**Exercise objective:** Can you output the material exactly as written, minus any pictures it holds?

**Source data:**

[Start]

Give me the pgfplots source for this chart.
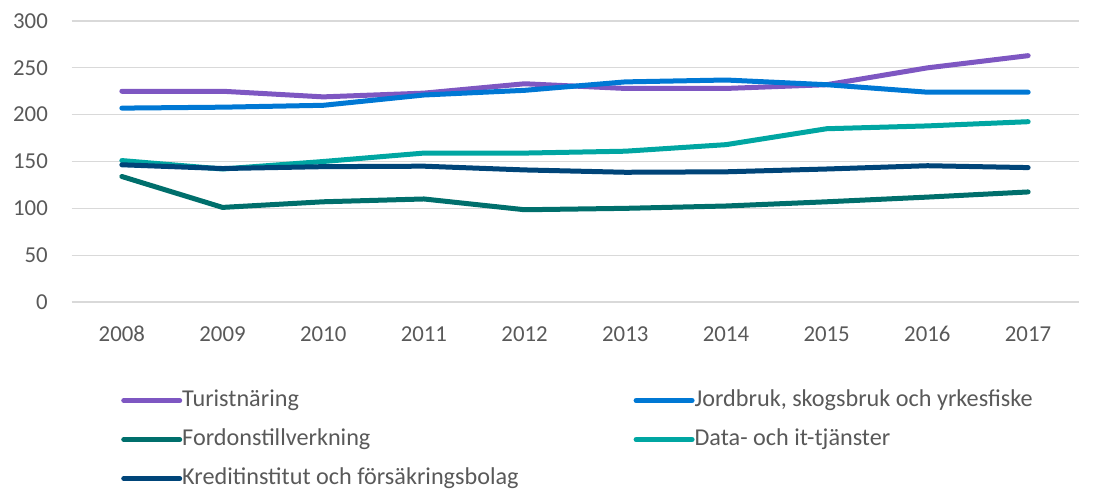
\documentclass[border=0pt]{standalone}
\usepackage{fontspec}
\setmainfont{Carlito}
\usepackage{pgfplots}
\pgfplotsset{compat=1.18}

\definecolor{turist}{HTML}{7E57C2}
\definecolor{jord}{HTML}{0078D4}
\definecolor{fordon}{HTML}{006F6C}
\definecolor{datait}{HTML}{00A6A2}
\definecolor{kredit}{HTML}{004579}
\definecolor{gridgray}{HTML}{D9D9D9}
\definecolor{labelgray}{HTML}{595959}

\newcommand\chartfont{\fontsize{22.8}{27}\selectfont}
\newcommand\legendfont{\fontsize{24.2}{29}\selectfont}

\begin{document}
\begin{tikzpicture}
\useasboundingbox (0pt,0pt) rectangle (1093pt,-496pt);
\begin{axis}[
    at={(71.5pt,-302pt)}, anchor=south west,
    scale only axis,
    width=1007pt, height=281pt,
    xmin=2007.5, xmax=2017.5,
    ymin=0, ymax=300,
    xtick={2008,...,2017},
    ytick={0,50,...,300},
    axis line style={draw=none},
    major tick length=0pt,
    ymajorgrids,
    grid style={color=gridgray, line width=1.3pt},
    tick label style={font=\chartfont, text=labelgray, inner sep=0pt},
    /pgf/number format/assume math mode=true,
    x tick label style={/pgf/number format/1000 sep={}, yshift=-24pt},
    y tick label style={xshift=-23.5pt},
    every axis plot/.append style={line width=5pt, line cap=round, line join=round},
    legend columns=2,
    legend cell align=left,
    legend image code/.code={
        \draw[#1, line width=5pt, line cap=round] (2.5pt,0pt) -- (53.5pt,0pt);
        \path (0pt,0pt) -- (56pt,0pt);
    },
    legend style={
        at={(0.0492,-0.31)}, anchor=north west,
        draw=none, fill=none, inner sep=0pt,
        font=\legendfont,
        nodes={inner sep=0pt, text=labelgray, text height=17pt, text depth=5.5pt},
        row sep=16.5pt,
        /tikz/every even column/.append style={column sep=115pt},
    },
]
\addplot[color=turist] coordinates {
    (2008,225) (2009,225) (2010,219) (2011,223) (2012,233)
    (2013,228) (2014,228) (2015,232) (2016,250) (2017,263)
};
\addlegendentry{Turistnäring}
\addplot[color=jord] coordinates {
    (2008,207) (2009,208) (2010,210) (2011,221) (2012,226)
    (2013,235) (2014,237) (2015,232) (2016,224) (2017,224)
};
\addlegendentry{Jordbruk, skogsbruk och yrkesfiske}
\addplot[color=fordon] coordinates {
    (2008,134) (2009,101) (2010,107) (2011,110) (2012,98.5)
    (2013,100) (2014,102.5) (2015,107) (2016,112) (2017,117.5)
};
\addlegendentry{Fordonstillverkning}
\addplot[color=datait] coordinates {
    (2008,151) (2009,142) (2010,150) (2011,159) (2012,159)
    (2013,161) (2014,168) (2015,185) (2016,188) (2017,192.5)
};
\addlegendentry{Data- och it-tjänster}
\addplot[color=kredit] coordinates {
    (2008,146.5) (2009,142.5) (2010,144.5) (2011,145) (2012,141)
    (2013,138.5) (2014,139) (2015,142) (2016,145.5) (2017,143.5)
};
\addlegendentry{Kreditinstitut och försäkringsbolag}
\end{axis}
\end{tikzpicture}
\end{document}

[End]

**Solution:**
Give me the pgfplots source for this chart.
\documentclass[border=0pt]{standalone}
\usepackage{fontspec}
\setmainfont{Carlito}
\usepackage{pgfplots}
\pgfplotsset{compat=1.18}

\definecolor{turist}{HTML}{7E57C2}
\definecolor{jord}{HTML}{0078D4}
\definecolor{fordon}{HTML}{006F6C}
\definecolor{datait}{HTML}{00A6A2}
\definecolor{kredit}{HTML}{004579}
\definecolor{gridgray}{HTML}{D9D9D9}
\definecolor{labelgray}{HTML}{595959}

\newcommand\chartfont{\fontsize{22.8}{27}\selectfont}
\newcommand\legendfont{\fontsize{24.2}{29}\selectfont}

\begin{document}
\begin{tikzpicture}
\useasboundingbox (0pt,0pt) rectangle (1093pt,-496pt);
\begin{axis}[
    at={(71.5pt,-302pt)}, anchor=south west,
    scale only axis,
    width=1007pt, height=281pt,
    xmin=2007.5, xmax=2017.5,
    ymin=0, ymax=300,
    xtick={2008,...,2017},
    ytick={0,50,...,300},
    axis line style={draw=none},
    major tick length=0pt,
    ymajorgrids,
    grid style={color=gridgray, line width=1.3pt},
    tick label style={font=\chartfont, text=labelgray, inner sep=0pt},
    /pgf/number format/assume math mode=true,
    x tick label style={/pgf/number format/1000 sep={}, yshift=-24pt},
    y tick label style={xshift=-23.5pt},
    every axis plot/.append style={line width=5pt, line cap=round, line join=round},
    legend columns=2,
    legend cell align=left,
    legend image code/.code={
        \draw[#1, line width=5pt, line cap=round] (2.5pt,0pt) -- (53.5pt,0pt);
        \path (0pt,0pt) -- (56pt,0pt);
    },
    legend style={
        at={(0.0492,-0.31)}, anchor=north west,
        draw=none, fill=none, inner sep=0pt,
        font=\legendfont,
        nodes={inner sep=0pt, text=labelgray, text height=17pt, text depth=5.5pt},
        row sep=16.5pt,
        /tikz/every even column/.append style={column sep=115pt},
    },
]
\addplot[color=turist] coordinates {
    (2008,225) (2009,225) (2010,219) (2011,223) (2012,233)
    (2013,228) (2014,228) (2015,232) (2016,250) (2017,263)
};
\addlegendentry{Turistnäring}
\addplot[color=jord] coordinates {
    (2008,207) (2009,208) (2010,210) (2011,221) (2012,226)
    (2013,235) (2014,237) (2015,232) (2016,224) (2017,224)
};
\addlegendentry{Jordbruk, skogsbruk och yrkesfiske}
\addplot[color=fordon] coordinates {
    (2008,134) (2009,101) (2010,107) (2011,110) (2012,98.5)
    (2013,100) (2014,102.5) (2015,107) (2016,112) (2017,117.5)
};
\addlegendentry{Fordonstillverkning}
\addplot[color=datait] coordinates {
    (2008,151) (2009,142) (2010,150) (2011,159) (2012,159)
    (2013,161) (2014,168) (2015,185) (2016,188) (2017,192.5)
};
\addlegendentry{Data- och it-tjänster}
\addplot[color=kredit] coordinates {
    (2008,146.5) (2009,142.5) (2010,144.5) (2011,145) (2012,141)
    (2013,138.5) (2014,139) (2015,142) (2016,145.5) (2017,143.5)
};
\addlegendentry{Kreditinstitut och försäkringsbolag}
\end{axis}
\end{tikzpicture}
\end{document}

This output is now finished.